İlgili sorumluluğun doğabilmesi için tasfiye memurunun kusurlu hareketi aranmaktadır. Kusur kavramı, kast ve ihmal hareketleriyle açıklanabilir. Somut olaylarda kusur, tasfiye memuru tarafından gerekli dikkat ve özenin gösterilip gösterilmediğinin araştırılması ile tespit edilir. Gerekli özenin gösterilmediğine dair iddiayi ispatlamak ise davacının yükümlülüğündedir.
Müteselsil Sorumluluk
Birden çok tasfiye memurunun atanmış olması durumunda kural olarak şirket tasfiyesinde rol alan tasfiye memurları, ortaya çıkan zarardan müteselsilen sorumludurlar. Ancak genel kurul kararı ile tasfiye memurları arasında görev dağılımı yapılmış ve tek başına işlem yapma yetkisi verilmiş ise her bir tasfiye memuru kendi yaptığı işlemler dolayısıyla bizzat sorumlu olacaktır.
Tasfiye Memuruna Karşı Kimler Dava Açabilir ve Zamanaşımı Süresi Nedir?
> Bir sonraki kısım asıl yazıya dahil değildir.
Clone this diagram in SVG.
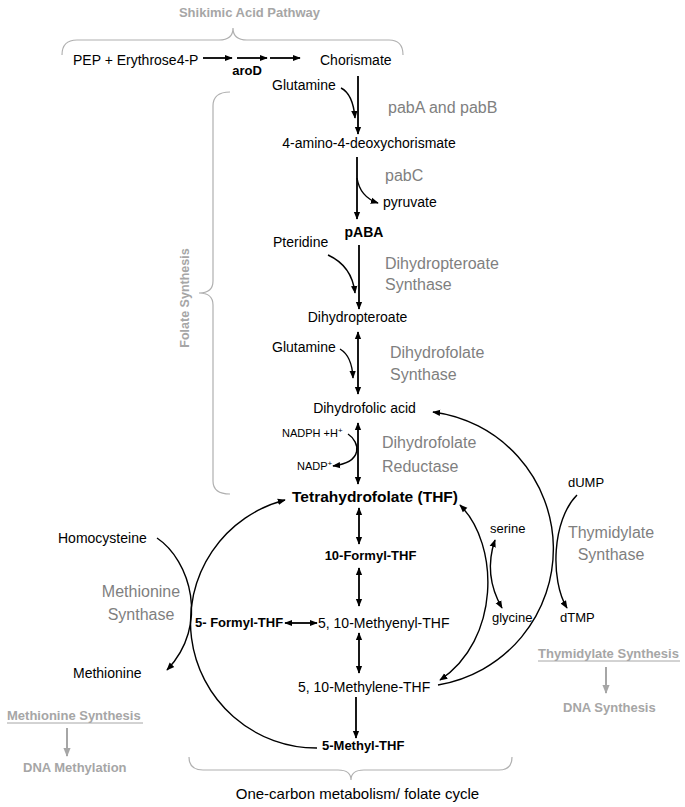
<svg xmlns="http://www.w3.org/2000/svg" width="685" height="807" viewBox="0 0 685 807">
<defs>
<marker id="ah" viewBox="0 0 10 10" refX="9" refY="5" markerWidth="8" markerHeight="8" markerUnits="userSpaceOnUse" orient="auto-start-reverse"><path d="M0,1 L10,5 L0,9 z" fill="#000"/></marker>
<marker id="ahg" viewBox="0 0 10 10" refX="9" refY="5" markerWidth="9" markerHeight="9" markerUnits="userSpaceOnUse" orient="auto-start-reverse"><path d="M0,1 L10,5 L0,9 z" fill="#a6a6a6"/></marker>
</defs>
<style>
text{font-family:"Liberation Sans",Arial,sans-serif;fill:#000}
.n{font-size:14px}
.s{font-size:11px}
.b{font-weight:bold;font-size:13px}
.bb{font-weight:bold;font-size:15.5px}
.enz{font-size:16px;fill:#7f7f7f}
.hdr{font-weight:bold;font-size:13px;fill:#a6a6a6}
.c{text-anchor:middle}
.ln{fill:none;stroke:#000;stroke-width:1.8}
.cv{fill:none;stroke:#000;stroke-width:1.4}
.end{marker-end:url(#ah)}
.both{marker-start:url(#ah);marker-end:url(#ah)}
.br{fill:none;stroke:#b0b0b0;stroke-width:1.2}
.g{fill:none;stroke:#a6a6a6;stroke-width:2;marker-end:url(#ahg)}
</style>
<rect width="685" height="807" fill="#fff"/>
<g id="braces">
<path class="br" d="M62,55 Q62,40 77,40 L219,40 Q233,40 233,28 Q233,40 247,40 L389,40 Q403,40 403,55"/>
<path class="br" d="M230,92 Q213,92 213,106 L213,281 Q213,293 199,293 Q213,293 213,305 L213,481 Q213,494 230,494"/>
<path class="br" d="M189,757 Q189,770 203,770 L338,770 Q351,770 351,780 Q351,770 364,770 L499,770 Q512,770 512,757"/>
</g>
<g id="connectors">
<path class="ln end" d="M203,58 L232,58"/>
<path class="ln end" d="M237,58 L267,58"/>
<path class="ln end" d="M270,58 L300,58"/>
<path class="ln end" d="M358,76 L358,134"/>
<path class="cv end" d="M341,88 Q353,94 355,118"/>
<path class="ln end" d="M357,157 L357,219"/>
<path class="cv end" d="M357,178 Q360,197 378,203"/>
<path class="ln end" d="M359,245 L359,309"/>
<path class="cv end" d="M328,255 Q352,266 355,293"/>
<path class="ln both" d="M358,332 L358,394"/>
<path class="cv end" d="M340,349 Q352,356 353,378"/>
<path class="ln both" d="M358,423 L358,484"/>
<path class="cv end" d="M348,434 C360,442 364,462 333,466"/>
<path class="ln both" d="M359,508 L359,544"/>
<path class="ln both" d="M359,568 L359,606"/>
<path class="ln both" d="M285,623 L317,623"/>
<path class="ln both" d="M359,633 L359,673"/>
<path class="ln end" d="M356,697 L356,738"/>
<path class="cv end" d="M317,748 A126,126 0 0 1 285,500"/>
<path class="cv end" d="M157,538 C190,560 210,625 167,670"/>
<path class="cv end" d="M438,685 A138,138 0 0 0 433,412"/>
<path class="cv both" d="M460,505 C500,545 500,640 440,680"/>
<path class="cv both" d="M495,540 Q483,575 502,608"/>
<path class="cv end" d="M577,495 C552,520 550,580 567,608"/>
<path class="g" d="M67,728 L67,756"/>
<path class="g" d="M606,667 L606,693"/>
</g>
<g id="shikimic"><text class="hdr c" x="249.5" y="17">Shikimic Acid Pathway</text></g>
<g id="pep"><text class="n" x="73" y="65">PEP + Erythrose4-P</text></g>
<g id="aroD"><text class="b c" x="247" y="75">aroD</text></g>
<g id="chorismate"><text class="n" x="320" y="65">Chorismate</text></g>
<g id="glutamine1"><text class="n" x="272" y="90">Glutamine</text></g>
<g id="pabAB"><text class="enz" x="388" y="113">pabA and pabB</text></g>
<g id="adc"><text class="n c" x="369" y="148">4-amino-4-deoxychorismate</text></g>
<g id="pabC"><text class="enz" x="385" y="181">pabC</text></g>
<g id="pyruvate"><text class="n" x="383" y="207">pyruvate</text></g>
<g id="pABA"><text class="b c" x="364" y="237" style="font-size:14px">pABA</text></g>
<g id="pteridine"><text class="n" x="273" y="247">Pteridine</text></g>
<g id="dhps"><text class="enz" x="385" y="269">Dihydropteroate</text><text class="enz" x="385" y="290">Synthase</text></g>
<g id="dihydropteroate"><text class="n c" x="357.5" y="322">Dihydropteroate</text></g>
<g id="glutamine2"><text class="n" x="272" y="352">Glutamine</text></g>
<g id="dhfs"><text class="enz" x="390" y="358">Dihydrofolate</text><text class="enz" x="390" y="380">Synthase</text></g>
<g id="dhf"><text class="n c" x="364.5" y="413">Dihydrofolic acid</text></g>
<g id="nadph"><text class="s" x="282" y="437">NADPH +H<tspan dy="-4" font-size="8">+</tspan></text></g>
<g id="nadp"><text class="s" x="297" y="470">NADP<tspan dy="-4" font-size="8">+</tspan></text></g>
<g id="dhfr"><text class="enz" x="382" y="448">Dihydrofolate</text><text class="enz" x="382" y="472">Reductase</text></g>
<g id="thf"><text class="bb c" x="375" y="502">Tetrahydrofolate (THF)</text></g>
<g id="folate"><text class="hdr c" transform="translate(189,298) rotate(-90)" x="0" y="0" style="font-size:12.5px">Folate Synthesis</text></g>
<g id="formyl10"><text class="b c" x="370.5" y="560">10-Formyl-THF</text></g>
<g id="formyl5"><text class="b" x="195" y="627">5- Formyl-THF</text></g>
<g id="methenyl"><text class="n" x="318" y="628">5, 10-Methyenyl-THF</text></g>
<g id="methylene"><text class="n" x="298" y="692">5, 10-Methylene-THF</text></g>
<g id="methyl5"><text class="b" x="322" y="750">5-Methyl-THF</text></g>
<g id="onecarbon"><text class="c" x="357.5" y="799" style="font-size:15px">One-carbon metabolism/ folate cycle</text></g>
<g id="homocysteine"><text class="n" x="58" y="543">Homocysteine</text></g>
<g id="ms"><text class="enz c" x="141" y="597">Methionine</text><text class="enz c" x="141" y="620">Synthase</text></g>
<g id="methionine"><text class="n" x="73" y="678">Methionine</text></g>
<g id="metsyn"><text class="hdr" x="7" y="720">Methionine Synthesis</text><line x1="7" y1="723" x2="143" y2="723" stroke="#a6a6a6" stroke-width="1"/></g>
<g id="dnameth"><text class="hdr" x="23" y="772">DNA Methylation</text></g>
<g id="serine"><text class="n" x="490" y="533" style="font-size:13px">serine</text></g>
<g id="glycine"><text class="n" x="492" y="622" style="font-size:13px">glycine</text></g>
<g id="dump"><text class="n" x="568" y="487" style="font-size:13px">dUMP</text></g>
<g id="dtmp"><text class="n" x="560" y="622" style="font-size:13px">dTMP</text></g>
<g id="ts"><text class="enz c" x="611" y="538">Thymidylate</text><text class="enz c" x="611" y="560">Synthase</text></g>
<g id="thysyn"><text class="hdr" x="538" y="658">Thymidylate Synthesis</text><line x1="538" y1="661" x2="680" y2="661" stroke="#a6a6a6" stroke-width="1"/></g>
<g id="dnasyn"><text class="hdr" x="563" y="712">DNA Synthesis</text></g>
</svg>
Şirket, pay sahipleri veya şirket alacaklıları, tasfiye memurlarının yükümlülüklerini ihlal etmeleri sebebiyle uğradıkları zarar için tazminat davası açabilirler. Dava, zararın ve sorumluluğun öğrenildiği tarihten itibaren 2 yıl ve her halde zararı doğuran eylemin gerçekleşmesinden itibaren 5 yıl içerisinde açılmalıdır. Ancak tasfiye memurunun fiili aynı zamanda Türk Ceza Kanunu kapsamında suç meydana getiriyorsa, tazminat davası bu suç için öngörülen zamanaşımı süresi içinde de açılabilir.
Sonuç
Şirket, pay sahipleri ve şirket alacaklıları, tasfiye memurlarının kusurları ile neden oldukları zararlar için tasfiye memurlarının müteselsil sorumluluğuna gidebilirler. Tasfiye memurlarının, tasfiye sürecini TTK’nun ilgili düzenlemelere uygun yönetmesi, görevleri kapsamında özen ve dikkat yükümlülüklerini yerine getirmeleri tazminat talepleri ile karşılaşmamaları için oldukça önemlidir.